The federal government distributes over $100 billion in grants and loans to college students every year, and it relies on outside accreditors to determine which colleges and universities should be eligible for that funding. But new research questions whether accreditors are up to the task of ensuring that students and taxpayers see a return on their investment.
In a study of nearly 32,000 actions taken by accreditors between 2012 and 2021, Stig Leschly and Yazmin Guzmin of College101 find that less than 3 percent of these actions had anything to do with “inadequate student outcomes or low-quality academic programming.” (Disclosure: I once worked for College101 as a paid consultant.)
Moreover, the authors find that colleges with worse student outcomes along objectively measurable dimensions such as loan defaults or graduation rates were no more likely to be sanctioned for poor quality. Among 1,146 colleges with a graduation rate below 40 percent, just 83 were subject to a quality-related disciplinary action between 2012 and 2021. Schools which rarely face consequences for their outcomes see little pressure to improve.
Moreover, most colleges which did receive an outcomes-related sanction were small certificate-granting institutions, especially beauty schools. This sector of higher education certainly has its problems, but it hardly has a monopoly on issues of low quality.
Large public and private nonprofit universities were even more rarely targeted for their outcomes. My analysis of return on investment in higher education shows that 24 percent of bachelor’s degree programs at public institutions and 30 percent at private nonprofit schools leave their students worse off financially. Yet accreditors largely shrug at these issues.
To be fair, the accreditation system was never designed as the policeman of higher education. Accreditors began as membership associations among colleges and universities before federal student aid programs existed. It was only later, when the federal government assumed a major role in funding higher education, that accreditors stepped into their current position as the gatekeepers of taxpayer funding.
But sanctioning or even terminating a member institution for poor student outcomes is an alien task to accreditors. Most accreditation commissions are stacked with representatives of the very colleges they oversee. That might be a useful way to share best practices and advocate for common interests, but it’s hardly conducive to impartial enforcement of basic student outcomes standards.

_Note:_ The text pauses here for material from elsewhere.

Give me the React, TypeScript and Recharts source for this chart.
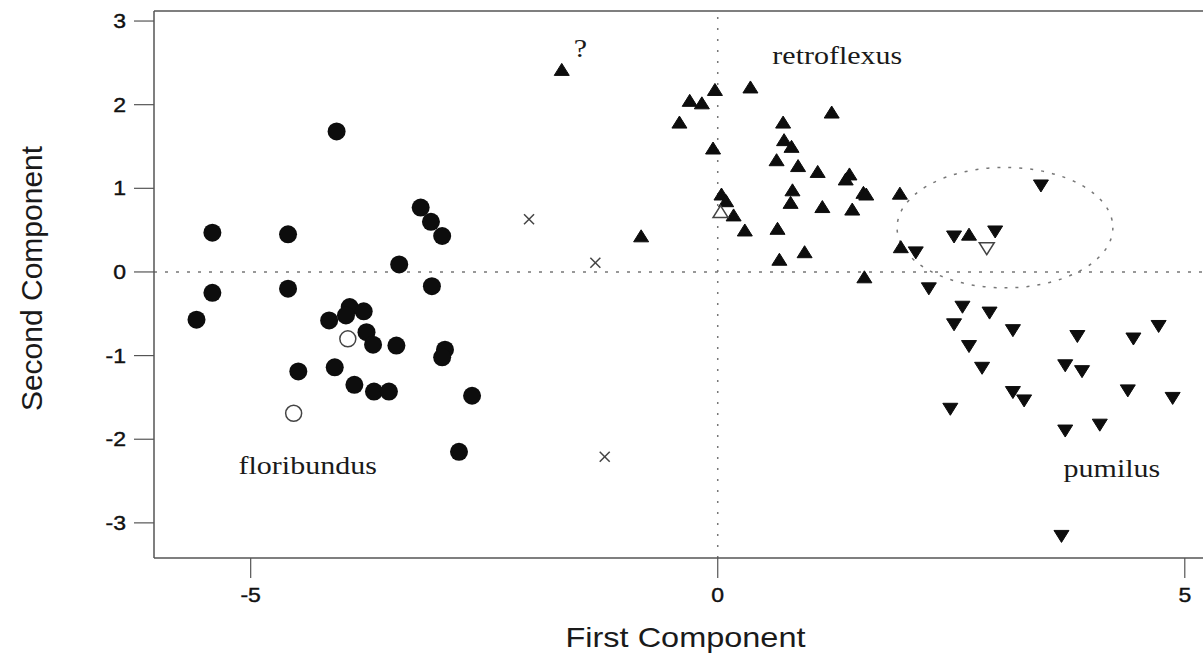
import React from 'react';
import { ScatterChart, Scatter, XAxis, YAxis, ReferenceLine, ReferenceArea, Label } from 'recharts';

// floribundus (filled circles)
const floribundusX = [-4.08, -5.41, -4.6, -3.18, -3.07, -2.95, -3.41, -5.41, -4.6, -3.06, -5.58, -4.16, -3.94, -3.98, -3.79, -3.76, -3.69, -3.44, -2.92, -2.95, -4.49, -4.1, -3.89, -3.68, -3.52, -2.63, -2.77];
const floribundusY = [1.68, 0.47, 0.45, 0.77, 0.6, 0.43, 0.09, -0.25, -0.2, -0.17, -0.57, -0.58, -0.42, -0.52, -0.47, -0.72, -0.87, -0.88, -0.93, -1.02, -1.19, -1.14, -1.35, -1.43, -1.43, -1.48, -2.15];

// open circles
const openCircleX = [-3.96, -4.54];
const openCircleY = [-0.8, -1.69];

// crosses (unassigned)
const crossX = [-2.02, -1.31, -1.21];
const crossY = [0.63, 0.11, -2.21];

// retroflexus (filled up-triangles)
const retroflexusX = [-1.67, -0.03, 0.35, -0.3, -0.17, -0.41, -0.05, 0.7, 1.22, 0.71, 0.79, 0.63, 0.86, 1.07, 1.41, 1.37, 1.56, 1.59, 1.95, 0.8, 0.78, 1.12, 1.44, 0.04, 0.09, 0.17, 0.29, 0.64, -0.82, 0.93, 0.66, 1.57, 1.96, 2.69];
const retroflexusY = [2.41, 2.17, 2.2, 2.04, 2.01, 1.78, 1.47, 1.78, 1.9, 1.57, 1.49, 1.33, 1.26, 1.19, 1.16, 1.1, 0.94, 0.92, 0.93, 0.97, 0.82, 0.77, 0.74, 0.92, 0.84, 0.67, 0.49, 0.51, 0.42, 0.23, 0.14, -0.07, 0.29, 0.44];

const openUpX = [0.03];
const openUpY = [0.71];

// pumilus (filled down-triangles)
const pumilusX = [2.53, 2.97, 3.46, 2.12, 2.26, 2.62, 2.91, 2.53, 3.16, 3.85, 4.45, 4.72, 2.69, 2.83, 3.72, 3.9, 4.39, 4.87, 3.16, 3.28, 2.49, 3.72, 4.09, 3.68];
const pumilusY = [0.43, 0.49, 1.04, 0.24, -0.19, -0.41, -0.48, -0.62, -0.69, -0.76, -0.79, -0.64, -0.88, -1.14, -1.11, -1.18, -1.41, -1.5, -1.43, -1.53, -1.63, -1.89, -1.82, -3.15];

const openDownX = [2.88];
const openDownY = [0.29];

// group names written on the plot
const labelNames = ['?', 'retroflexus', 'floribundus', 'pumilus'];
const labelX = [-1.47, 1.28, -4.39, 4.22];
const labelY = [2.57, 2.49, -2.41, -2.45];

// dotted ellipse around the overlap zone
const ellipseX = [1.92, 4.23];
const ellipseY = [-0.19, 1.25];

const xTicks = [-5, 0, 5];
const yTicks = [-3, -2, -1, 0, 1, 2, 3];
const xDomain = [-6.035, 5.195];
const yDomain = [-3.42, 3.12];

const toPoints = (xs: number[], ys: number[]) => xs.map((x, i) => ({ x, y: ys[i] }));

const INK = '#0d0d0d';
const GREY = '#555';
const SANS = '"Liberation Sans", Arial, sans-serif';
const SERIF = '"Liberation Serif", "Times New Roman", serif';

const FilledCircle = ({ cx, cy }: any) => <circle cx={cx} cy={cy} r={9} fill={INK} />;
const OpenCircle = ({ cx, cy }: any) => (
  <circle cx={cx} cy={cy} r={8} fill="#fff" stroke="#444" strokeWidth={1.5} />
);
const UpTriangle = ({ cx, cy, open }: any) => (
  <polygon
    points={`${cx},${cy - 7} ${cx - 7.5},${cy + 5} ${cx + 7.5},${cy + 5}`}
    fill={open ? '#fff' : INK}
    stroke={open ? '#444' : INK}
    strokeWidth={open ? 1.5 : 1}
  />
);
const DownTriangle = ({ cx, cy, open }: any) => (
  <polygon
    points={`${cx - 7.5},${cy - 5} ${cx + 7.5},${cy - 5} ${cx},${cy + 7}`}
    fill={open ? '#fff' : INK}
    stroke={open ? '#444' : INK}
    strokeWidth={open ? 1.5 : 1}
  />
);
const Cross = ({ cx, cy }: any) => (
  <g stroke="#444" strokeWidth={1.5}>
    <line x1={cx - 5} y1={cy - 5} x2={cx + 5} y2={cy + 5} />
    <line x1={cx - 5} y1={cy + 5} x2={cx + 5} y2={cy - 5} />
  </g>
);
const GroupLabel = ({ cx, cy, payload }: any) => (
  <text
    transform={`translate(${cx},${cy}) scale(1.2,1)`}
    textAnchor="middle"
    fontFamily={SERIF}
    fontSize={25}
    fill="#1a1a1a"
  >
    {payload.name}
  </text>
);

const Ellipse = ({ x, y, width, height }: any) => (
  <ellipse
    cx={x + width / 2}
    cy={y + height / 2}
    rx={width / 2}
    ry={height / 2}
    fill="none"
    stroke="#777"
    strokeWidth={1.5}
    strokeDasharray="3 8"
  />
);

const YTick = ({ x, y, payload }: any) => (
  <text transform={`translate(${x},${y}) scale(1.15,1)`} dy="0.355em" textAnchor="end" fontFamily={SANS} fontSize={20} fill="#111" stroke="#111" strokeWidth={0.4}>
    {payload.value}
  </text>
);
const XTick = ({ x, y, payload }: any) => (
  <text transform={`translate(${x},${y}) scale(1.15,1)`} dy="0.71em" textAnchor="middle" fontFamily={SANS} fontSize={20} fill="#111" stroke="#111" strokeWidth={0.4}>
    {payload.value}
  </text>
);

const YTitle = ({ viewBox }: any) => {
  const cx = viewBox.x + 42;
  const cy = viewBox.y + viewBox.height / 2 - 6;
  return (
    <text x={cx} y={cy} transform={`rotate(-90, ${cx}, ${cy})`} textAnchor="middle" fontFamily={SANS} fontSize={30} fill="#1a1a1a">
      Second Component
    </text>
  );
};
const XTitle = ({ viewBox }: any) => {
  const cx = viewBox.x + viewBox.width / 2 + 7;
  const cy = viewBox.y + 89;
  return (
    <text transform={`translate(${cx},${cy}) scale(1.16,1)`} textAnchor="middle" fontFamily={SANS} fontSize={28} fill="#1a1a1a">
      First Component
    </text>
  );
};

export default function App() {
  const labels = labelNames.map((name, i) => ({ name, x: labelX[i], y: labelY[i] }));
  return (
    <div style={{ position: 'absolute', left: 0, top: 0, width: 1203, height: 656, overflow: 'hidden', background: '#fff' }}>
      <ScatterChart width={1203} height={656} margin={{ top: 11, right: 0, bottom: 0, left: 0 }}>
        <XAxis
          type="number"
          dataKey="x"
          domain={xDomain}
          allowDataOverflow
          ticks={xTicks}
          height={98}
          tickSize={20}
          tickMargin={10}
          tick={<XTick />}
          axisLine={{ stroke: GREY, strokeWidth: 1.5 }}
          tickLine={{ stroke: GREY, strokeWidth: 1.2 }}
        >
          <Label content={<XTitle />} />
        </XAxis>
        <YAxis
          type="number"
          dataKey="y"
          domain={yDomain}
          allowDataOverflow
          ticks={yTicks}
          width={154}
          tickSize={20}
          tickMargin={8}
          tick={<YTick />}
          axisLine={{ stroke: GREY, strokeWidth: 1.5 }}
          tickLine={{ stroke: GREY, strokeWidth: 1.2 }}
        >
          <Label content={<YTitle />} />
        </YAxis>
        {/* top frame line */}
        <ReferenceLine y={yDomain[1]} stroke={GREY} strokeWidth={1.5} ifOverflow="visible" />
        <ReferenceLine y={0} stroke="#777" strokeWidth={1.5} strokeDasharray="3 8" />
        <ReferenceLine x={0} stroke="#777" strokeWidth={1.5} strokeDasharray="2 9" />
        <ReferenceArea x1={ellipseX[0]} x2={ellipseX[1]} y1={ellipseY[0]} y2={ellipseY[1]} shape={<Ellipse />} />
        <Scatter data={toPoints(floribundusX, floribundusY)} shape={<FilledCircle />} isAnimationActive={false} />
        <Scatter data={toPoints(openCircleX, openCircleY)} shape={<OpenCircle />} isAnimationActive={false} />
        <Scatter data={toPoints(crossX, crossY)} shape={<Cross />} isAnimationActive={false} />
        <Scatter data={toPoints(retroflexusX, retroflexusY)} shape={<UpTriangle />} isAnimationActive={false} />
        <Scatter data={toPoints(openUpX, openUpY)} shape={<UpTriangle open />} isAnimationActive={false} />
        <Scatter data={toPoints(pumilusX, pumilusY)} shape={<DownTriangle />} isAnimationActive={false} />
        <Scatter data={toPoints(openDownX, openDownY)} shape={<DownTriangle open />} isAnimationActive={false} />
        <Scatter data={labels} shape={<GroupLabel />} isAnimationActive={false} />
      </ScatterChart>
    </div>
  );
}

College101’s findings reveal, sadly, that accreditors are inadequate to the task of ensuring that the federal government only funds programs that provide an economic return for students. Instead of relying on accreditors to ensure quality, Congress should develop a new, outcomes-based system of accountability for institutions dependent on federal funding. Schools that cannot meet a basic level of quality should be penalized regardless of what their accreditor says. Only such an independent system of accountability will guarantee that higher education fulfills its promise of economic mobility for students.